Since 2004, I have photographed nearly 6,000 properties, mostly in the luxury rental market, including small cozy rental log cabins, the largest luxury rental log cabin in the country (18 Bedrooms), Condominiums in the Smokies and Florida and hotels in the five to 50 million dollar range. I’ve even photographed an Official Walt Disney World Hotel in Orlando Florida which was a thrill since I love Disney and go there almost annually.

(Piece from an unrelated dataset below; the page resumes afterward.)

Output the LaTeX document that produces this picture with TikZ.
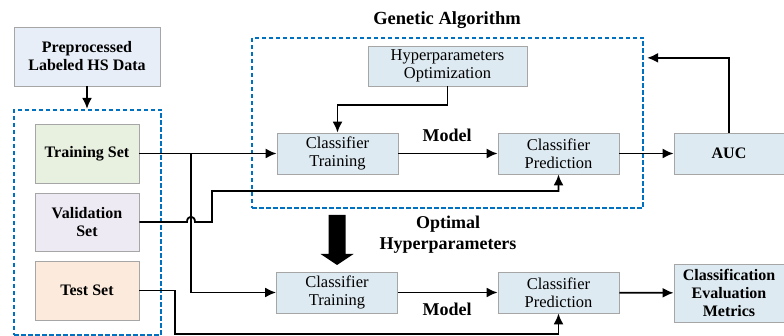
\documentclass[tikz,border=0pt]{standalone}
\usepackage{fontspec}
\setmainfont{Liberation Serif}
\usetikzlibrary{arrows.meta,positioning}
\definecolor{dashblue}{HTML}{0070C0}
\definecolor{boxgray}{HTML}{A6A6A6}
\definecolor{clsblue}{HTML}{DEEAF1}
\definecolor{datablue}{HTML}{E8EEF8}
\definecolor{setgreen}{HTML}{E8F0E0}
\definecolor{setviolet}{HTML}{EEEAF3}
\definecolor{setpeach}{HTML}{FCEBDC}

\begin{document}
\begin{tikzpicture}[x=1pt,y=-1pt,
    box/.style={draw=boxgray,line width=0.8pt,align=center,inner sep=1pt,font=\fontsize{16.5}{18}\selectfont},
    boldbox/.style={box,font=\fontsize{16}{18}\selectfont\bfseries},
    dashbox/.style={draw=dashblue,line width=2.3pt,dash pattern=on 4.5pt off 2.5pt},
    lbl/.style={font=\fontsize{18}{21}\selectfont\bfseries,align=center},
    conn/.style={-{Latex[length=11pt,width=10pt]},line width=1.8pt}]
        \useasboundingbox (0,0) rectangle (784,336);
        % data and the three sets
        \node[boldbox,fill=datablue,minimum width=146,minimum height=59] (prep) at (87,56.5) {Preprocessed\\Labeled HS Data};
        \node[dashbox,minimum width=147,minimum height=225] (sets) at (87.5,222.5) {};
        \node[boldbox,fill=setgreen,minimum width=104,minimum height=59] (train) at (87,153.5) {Training Set};
        \node[boldbox,fill=setviolet,minimum width=104,minimum height=58] (valid) at (87,222) {Validation\\Set};
        \node[boldbox,fill=setpeach,minimum width=104,minimum height=59] (test) at (87,290.5) {Test Set};
        % genetic algorithm loop
        \node[dashbox,minimum width=391,minimum height=170] (ga) at (447.5,123) {};
        \node[lbl,font=\fontsize{18.5}{21}\selectfont\bfseries] (galbl) at (447,20) {Genetic Algorithm};
        \node[box,fill=clsblue,minimum width=159,minimum height=40] (hopt) at (447.5,66) {Hyperparameters\\Optimization};
        \node[box,fill=clsblue,minimum width=121,minimum height=41] (train1) at (337.5,153.5) {Classifier\\Training};
        \node[box,fill=clsblue,minimum width=121,minimum height=41] (pred1) at (558.5,153.5) {Classifier\\Prediction};
        \node[boldbox,fill=clsblue,minimum width=110,minimum height=41] (auc) at (729,153.5) {AUC};
        \node[lbl] (model1) at (447,135) {Model};
        % final model
        \fill (328.5,215) -- (345.5,215) -- (345.5,254) -- (353.5,254) -- (337,265) -- (320.5,254) -- (328.5,254) -- cycle;
        \node[lbl] (optlbl) at (448,235) {Optimal\\Hyperparameters};
        \node[box,fill=clsblue,minimum width=121,minimum height=41] (train2) at (337,292.5) {Classifier\\Training};
        \node[box,fill=clsblue,minimum width=121,minimum height=41] (pred2) at (558.5,292.5) {Classifier\\Prediction};
        \node[boldbox,fill=clsblue,minimum width=110,minimum height=58] (metrics) at (729,293) {Classification\\Evaluation\\Metrics};
        \node[lbl] (model2) at (447,309) {Model};
        % connectors
        \coordinate (split) at (191,153.5);
        \coordinate (vjog) at (212,191);
        \coordinate (tjog) at (175,334);
        \draw[conn] (prep.south) -- (prep.south|-sets.north);
        \draw[conn] (train.east) -- (train1.west);
        \draw[conn] (split) |- (train2.west);
        \draw[conn] (valid.east) -- (187,222) .. controls (187,215) and (195,215) .. (195,222) -- (vjog|-valid.east) -- (vjog) -| (pred1.south);
        \draw[conn] (test.east) -| (tjog) -| (pred2.south);
        \draw[conn] (hopt.south) -- ++(0,19) -| (train1.north);
        \draw[conn] (train1) -- (pred1);
        \draw[conn] (pred1) -- (auc);
        \draw[conn] (auc.north) |- ([shift={(3,21)}]ga.north east);
        \draw[conn] (train2) -- (pred2);
        \draw[conn] (pred2) -- (metrics);
      \end{tikzpicture}
\end{document}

I started this business with a single, small log cabin rental company (Sugar Maple Cabins) with 30 units that grew to five companies with 400 properties. They sold a few years later to Wyndham Vacation Rentals for “tens of millions” of dollars as I was told. (Only the former owners know the exact amount.) We’ve worked with about a dozen of the largest cabin rental companies all these years, and an occasional VRBO cabin or condo owner. We keep a tight schedule of about 6-10 cabins a week and work in new customers when we can. Most of our cabin rental customers in the Gatlinburg and Pigeon Forge cabin rental business have been our customers since a year or so after we started and have become more than “just” customers. We’ve been to their weddings, their Fourth of July picnics, Christmas parties, and yes, sadly, even to a couple of their funerals. We are truly fortunate that most of our customers are also friends, and some of them are like family. I love that.
I’m easy going, easy to work with and really enjoy what I do. I like to hear and share a good story and a laugh, but I am deadly serious when it comes to my photography. I know what to do without being told. I know how to make your property or product look its best, emphasizing the strong points and minimizing weak ones, while using a little artistry and physiological advertising methods to make potential customers actually desire what you offer, not just show them you have something to sell. Have you ever seen a plain Coca-Cola bottle on a table in one of their ads? No, you see dramatic lighting and an icy bottle of Coke with happy people enjoying it. Commercial photography is more than a nice picture that’s properly exposed, it’s advertising, and it should make people literally want or even crave your product.